Cette seconde approche, qui conduit à faire une différence systématique dans la valeur de la vie des individus selon leur état de santé et leur âge, est en pratique utilisée dans de nombreux pays, dont la France [6]. Elle est justifiée par l’objectif de maximiser non pas le nombre de vies sauvées, mais le nombre d’années de vies gagnées [7]. C’est au Royaume-Uni qu’elle a été le plus formalisée avec la mesure systématique du nombre de QALY (Quality Adjusted Life Year) : chaque décision de santé est jugée à l’aune du nombre d’années de vie en bonne santé (QALY) qu’elle apporte.

Par Emmanuel Grand

[1] Madheswaran, S. , « Measuring the value of statistical life: estimating compensating wage differentials among workers in India », Social Indicators Research, Vol. 84, No. 1 (October 2007), pp. 83-96

[2] Commissariat Général à la Stratégie et à la Prospective, « L’évaluation socioéconomique des investissements publics : Rapport de la mission présidé par Emile Quinet », Sept. 2013, p.106

[3] Valeur de la vie humaine, ajusté des effets de cohorte

[4] Cf. OCDE, opus cité, p.62

[5] https://www.washingtonpost.com/archive/business/2003/05/13/under-fire-epa-drops-the-senior-death-discount/e14279ed-9109-40e5-998b-fd3a1620799c/

[6] En France, la méthodologie QALy est notamment employée par la Haute Autorité de la Santé (HAS) – Cf.
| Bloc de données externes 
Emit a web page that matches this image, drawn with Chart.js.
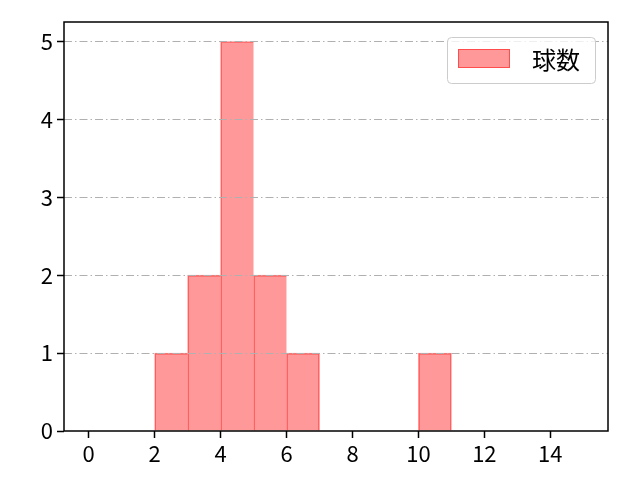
<!DOCTYPE html>
<html><head><meta charset="utf-8">
<script src="https://cdn.jsdelivr.net/npm/chart.js@4"></script>
<style>html,body{margin:0;padding:0;background:#fff}#wrap{width:640px;height:480px}</style>
</head><body><div id="wrap"><canvas id="c" width="640" height="480"></canvas></div>
<script>
const binCenters = [2.5, 3.5, 4.5, 5.5, 6.5, 10.5];
const counts = [1, 2, 5, 2, 1, 1];
const xTicks = [0, 2, 4, 6, 8, 10, 12, 14];
const yTicks = [0, 1, 2, 3, 4, 5];
const seriesLabel = '球数';

const FONT = '"Noto Sans CJK JP", "DejaVu Sans", sans-serif';
const FILL = 'rgba(255,0,0,0.4)';
const EDGE = 'rgba(255,0,0,0.5)';

const framePlugin = {
  id: 'frame',
  beforeDraw(chart) {
    const ctx = chart.ctx;
    ctx.save(); ctx.fillStyle = '#fff'; ctx.fillRect(0, 0, chart.width, chart.height); ctx.restore();
  },
  afterDatasetsDraw(chart) {
    const {ctx, chartArea: a, scales} = chart;
    ctx.save();
    ctx.strokeStyle = '#b0b0b0';
    ctx.lineWidth = 1;
    ctx.setLineDash([8, 3, 1.5, 3]);
    yTicks.forEach(v => {
      if (v === 0) return;
      const y = Math.round(scales.y.getPixelForValue(v)) + 0.5;
      ctx.beginPath(); ctx.moveTo(a.left, y); ctx.lineTo(a.right, y); ctx.stroke();
    });
    ctx.setLineDash([]);
    ctx.strokeStyle = '#000';
    ctx.lineWidth = 1.5;
    ctx.strokeRect(a.left, a.top, a.right - a.left, a.bottom - a.top);

    // legend (matplotlib-style, upper right inside axes)
    const w = 148, h = 46;
    const x = a.right - 13 - w, y = a.top + 15;
    ctx.fillStyle = 'rgba(255,255,255,0.8)';
    ctx.strokeStyle = '#cccccc';
    ctx.lineWidth = 1;
    ctx.beginPath();
    ctx.roundRect(x + 0.5, y + 0.5, w, h, 4);
    ctx.fill();
    ctx.stroke();
    ctx.fillStyle = FILL;
    ctx.strokeStyle = EDGE;
    ctx.fillRect(x + 11, y + 12, 52, 19);
    ctx.strokeRect(x + 11.5, y + 12.5, 51, 18);
    ctx.fillStyle = '#000';
    ctx.font = '24px ' + FONT;
    ctx.textBaseline = 'middle';
    ctx.textAlign = 'left';
    ctx.fillText(seriesLabel, x + 85, y + 23);
    ctx.restore();
  }
};

new Chart(document.getElementById('c'), {
  type: 'bar',
  data: {
    datasets: [{
      label: seriesLabel,
      data: binCenters.map((x, i) => ({x: x, y: counts[i]})),
      backgroundColor: FILL,
      borderColor: EDGE,
      borderWidth: c => {
        const i = c.dataIndex;
        const hasRight = binCenters.indexOf(binCenters[i] + 1) >= 0;
        return {top: 1, left: 1, bottom: 0, right: hasRight ? 0 : 1};
      },
      borderSkipped: false,
      barPercentage: 1,
      categoryPercentage: 1,
      grouped: false
    }]
  },
  plugins: [framePlugin],
  options: {
    responsive: false,
    animation: false,
    devicePixelRatio: 1,
    layout: {padding: {top: 22, right: 32, left: 0, bottom: 0}},
    plugins: {
      legend: {display: false},
      tooltip: {enabled: false}
    },
    scales: {
      x: {
        type: 'linear',
        min: -0.75,
        max: 15.75,
        offset: false,
        afterBuildTicks: s => { s.ticks = xTicks.map(v => ({value: v})); },
        afterFit: s => { s.height = 49; },
        ticks: {font: {family: FONT, size: 22}, color: '#000', padding: 2, autoSkip: false, maxRotation: 0},
        grid: {offset: false, drawOnChartArea: false, tickLength: 7, tickColor: '#000', tickWidth: 1.5, color: '#000'},
        border: {display: false}
      },
      y: {
        min: 0,
        max: 5.25,
        afterBuildTicks: s => { s.ticks = yTicks.map(v => ({value: v})); },
        afterFit: s => { s.width = 64; },
        ticks: {font: {family: FONT, size: 22}, color: '#000', padding: 4},
        grid: {offset: false, drawOnChartArea: false, tickLength: 7, tickColor: '#000', tickWidth: 1.5},
        border: {display: false}
      }
    }
  }
});
</script></body></html>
HAS, Service de l’évaluation économique et de santé publique, « Choix méthodologiques pour l’évaluation économique à la HAS », 2011.

[7] Les partisans de cette approche font notamment remarquer que toute vie étant finie, les moyens dépensés en santé et sécurité ne font que gagner du temps face à la mort, et que dans ce cadre l’objectif de la collectivité doit être de gagner collectivement le maximum de temps de vie.